Fracking won so hard that no one talks about it anymore. It still causes miniquakes when the wastewater is injected underground, and some people will randomly get methane in their water supply, but total US energy dominance outweighs such petty concerns.

You get something greater than the effect of "miniquakes" (magnitude 1 or less) when a large truck drives by.
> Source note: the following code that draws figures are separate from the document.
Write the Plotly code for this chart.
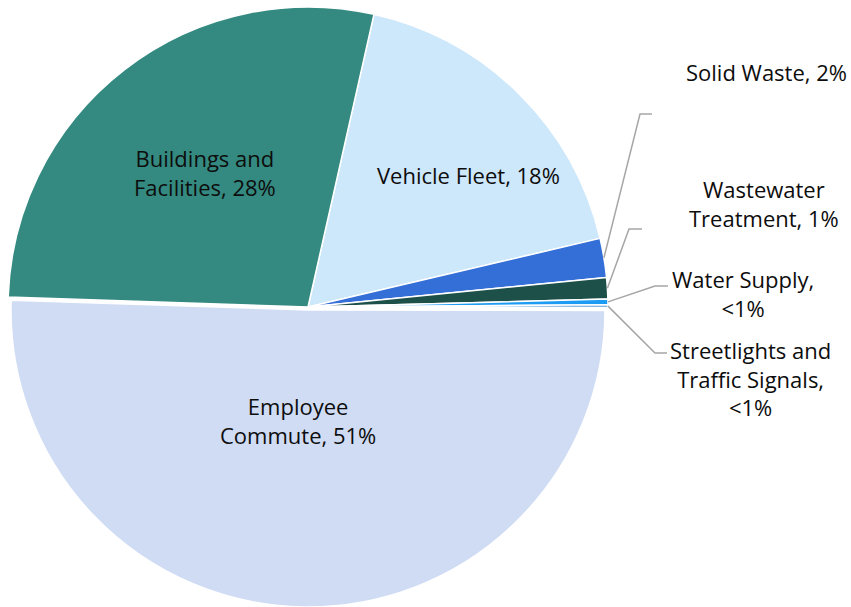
import math
import plotly.graph_objects as go

W, H = 851, 607

categories = ["Vehicle Fleet", "Solid Waste", "Wastewater Treatment", "Water Supply",
              "Streetlights and Traffic Signals", "Employee Commute", "Buildings and Facilities"]
values = [17.8, 2.1, 1.15, 0.3, 0.15, 50.5, 28.0]
colors = ["#cde7fb", "#346fd8", "#1e504a", "#1e9bf2", "#5b9bd5", "#cfdcf4", "#348a80"]
label_texts = ["Vehicle Fleet, 18%", "Solid Waste, 2%", "Wastewater<br>Treatment, 1%",
               "Water Supply,<br><1%", "Streetlights and<br>Traffic Signals,<br><1%",
               "Employee<br>Commute, 51%", "Buildings and<br>Facilities, 28%"]
# label centres in pixels
label_pos = [(468, 175), (766, 72), (764, 203), (743, 293), (750, 378), (298, 420), (205, 172)]
# leader-line elbow and end (pixels) for the small slices
leader = {1: [(640, 114), (652, 114)], 2: [(629, 229), (642, 229)],
          3: [(655, 286), (668, 286)], 4: [(655, 353), (667, 353)]}

ROT = 12.7
CX, CY, R = 308, 307, 300          # main pie
CXE, CYE, RE = 308, 310, 297        # exploded Employee slice
EXPLODED = 5

def px(x):
    return x / W

def py(y):
    return 1 - y / H

clear = "rgba(0,0,0,0)"
n = len(values)

main_colors = [clear if i == EXPLODED else c for i, c in enumerate(colors)]
main_lw = [0 if i == EXPLODED else 1.5 for i in range(n)]
exp_colors = [colors[i] if i == EXPLODED else clear for i in range(n)]
exp_lw = [1.5 if i == EXPLODED else 0 for i in range(n)]

common = dict(labels=categories, values=values, sort=False, direction="clockwise",
              rotation=ROT, textinfo="none", hoverinfo="label+percent", showlegend=False)

fig = go.Figure()
fig.add_trace(go.Pie(**common,
                     marker=dict(colors=main_colors, line=dict(color=["white"] * n, width=main_lw)),
                     domain=dict(x=[px(CX - R), px(CX + R)], y=[py(CY + R), py(CY - R)])))
fig.add_trace(go.Pie(**common,
                     marker=dict(colors=exp_colors, line=dict(color=["white"] * n, width=exp_lw)),
                     domain=dict(x=[px(CXE - RE), px(CXE + RE)], y=[max(0, py(CYE + RE)), py(CYE - RE)])))

FONT = dict(family="Open Sans", size=22, color="#0d0d0d")
total = sum(values)
cum = 0.0
for i, v in enumerate(values):
    mid = ROT + (cum + v / 2) / total * 360
    cum += v
    lx, ly = label_pos[i]
    fig.add_annotation(x=px(lx), y=py(ly), xref="paper", yref="paper", text=label_texts[i],
                       showarrow=False, xanchor="center", yanchor="middle", align="center", font=FONT)
    if i in leader:
        a = math.radians(mid)
        sx, sy = CX + R * math.sin(a), CY - R * math.cos(a)
        pts = [(sx, sy)] + leader[i]
        path = "M " + " L ".join(f"{px(x)},{py(y)}" for x, y in pts)
        fig.add_shape(type="path", path=path, xref="paper", yref="paper",
                      line=dict(color="#a6a6a6", width=1.5))

fig.update_layout(width=W, height=H, margin=dict(l=0, r=0, t=0, b=0),
                  paper_bgcolor="white", plot_bgcolor="white")
fig.write_html("out.html", config={"displayModeBar": False},
               post_script="document.body.style.margin='0px';")
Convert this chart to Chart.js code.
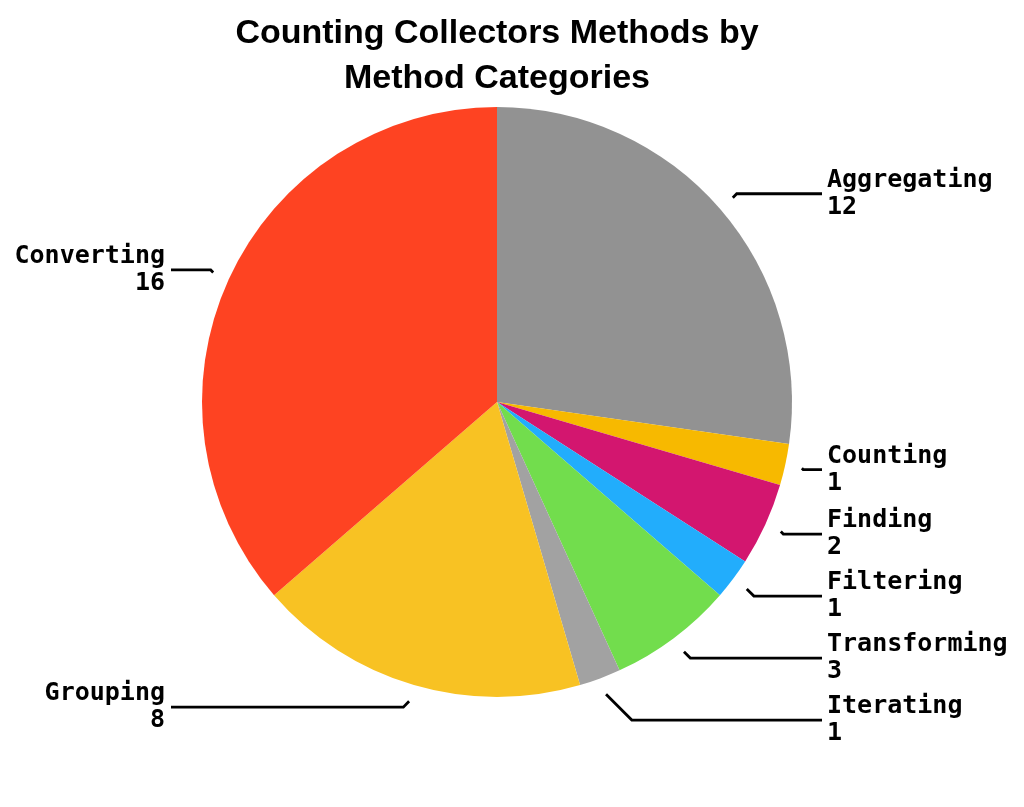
<!DOCTYPE html>
<html>
<head>
<meta charset="utf-8">
<script src="https://cdn.jsdelivr.net/npm/chart.js@4"></script>
<style>
  html, body { margin: 0; padding: 0; background: #fff; }
  canvas { display: block; }
</style>
</head>
<body>
<canvas id="c" width="1024" height="807"></canvas>
<script>
const categories = ['Aggregating', 'Counting', 'Finding', 'Filtering', 'Transforming', 'Iterating', 'Grouping', 'Converting'];
const counts = [12, 1, 2, 1, 3, 1, 8, 16];
const sliceColors = ['#929292', '#F7B900', '#D3166F', '#22ADFC', '#72DD4D', '#A2A2A2', '#F8C223', '#FE4322'];
const titleLines = ['Counting Collectors Methods by', 'Method Categories'];

const leaderLabels = {
  id: 'leaderLabels',
  afterDraw(chart) {
    const ctx = chart.ctx;
    const meta = chart.getDatasetMeta(0);
    const ds = chart.data.datasets[0];
    const items = meta.data.map((arc, i) => {
      const p = arc.getProps(['x', 'y', 'startAngle', 'endAngle', 'outerRadius'], true);
      const mid = (p.startAngle + p.endAngle) / 2;
      const cos = Math.cos(mid), sin = Math.sin(mid);
      const r0 = p.outerRadius + 17;
      const r1 = p.outerRadius + 23;
      return {
        i, cx: p.x, cy: p.y, R: p.outerRadius,
        side: cos >= 0 ? 1 : -1,
        sx: p.x + cos * r0, sy: p.y + sin * r0,
        ly: p.y + sin * r1
      };
    });
    const gap = 62;
    [1, -1].forEach(side => {
      const grp = items.filter(it => it.side === side).sort((a, b) => a.ly - b.ly);
      for (let k = 1; k < grp.length; k++) {
        if (grp[k].ly < grp[k - 1].ly + gap) grp[k].ly = grp[k - 1].ly + gap;
      }
    });
    ctx.save();
    ctx.strokeStyle = '#000';
    ctx.lineWidth = 2.8;
    ctx.fillStyle = '#000';
    ctx.font = 'bold 25px "DejaVu Sans Mono", monospace';
    ctx.textBaseline = 'alphabetic';
    items.forEach(it => {
      const endX = it.side > 0 ? it.cx + it.R + 30 : it.cx - it.R - 31;
      const dy = Math.abs(it.ly - it.sy);
      const ex = it.sx + it.side * dy;
      ctx.beginPath();
      ctx.moveTo(it.sx, it.sy);
      ctx.lineTo(ex, it.ly);
      ctx.lineTo(endX, it.ly);
      ctx.stroke();
      ctx.textAlign = it.side > 0 ? 'left' : 'right';
      const tx = it.side > 0 ? endX + 5 : endX - 6;
      ctx.fillText(chart.data.labels[it.i], tx, it.ly - 7);
      ctx.fillText(String(ds.data[it.i]), tx, it.ly + 20);
    });
    ctx.restore();
  }
};

new Chart(document.getElementById('c'), {
  type: 'pie',
  data: {
    labels: categories,
    datasets: [{
      data: counts,
      backgroundColor: sliceColors,
      borderWidth: 0
    }]
  },
  options: {
    responsive: false,
    animation: false,
    devicePixelRatio: 1,
    layout: { padding: { left: 0, right: 30, top: 0, bottom: 110 } },
    plugins: {
      legend: { display: false },
      tooltip: { enabled: false },
      title: {
        display: true,
        text: titleLines,
        color: '#000',
        font: { family: '"Liberation Sans", Arial, sans-serif', size: 34, weight: 'bold', lineHeight: 45 / 34 },
        padding: { top: 11, bottom: 6 }
      }
    }
  },
  plugins: [leaderLabels]
});
</script>
</body>
</html>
And the stories about methane in water supply were fraudulent; the methane was there before the fracking.

And the stories about methane in water supply were fraudulent

https://www.pnas.org/doi/abs/10.1073/pnas.1100682108

In active gas-extraction areas (one or more gas wells within 1 km), average and maximum methane concentrations in drinking-water wells increased with proximity to the nearest gas well and were 19.2 and 64 mg CH4 L-1 (n = 26), a potential explosion hazard; in contrast, dissolved methane samples in neighboring nonextraction sites (no gas wells within 1 km) within similar geologic formations and hydrogeologic regimes averaged only 1.1 mg

This study seems to suggest that, at least in 2011, there was a real risk.

I expect the wells were placed where there was the most methane.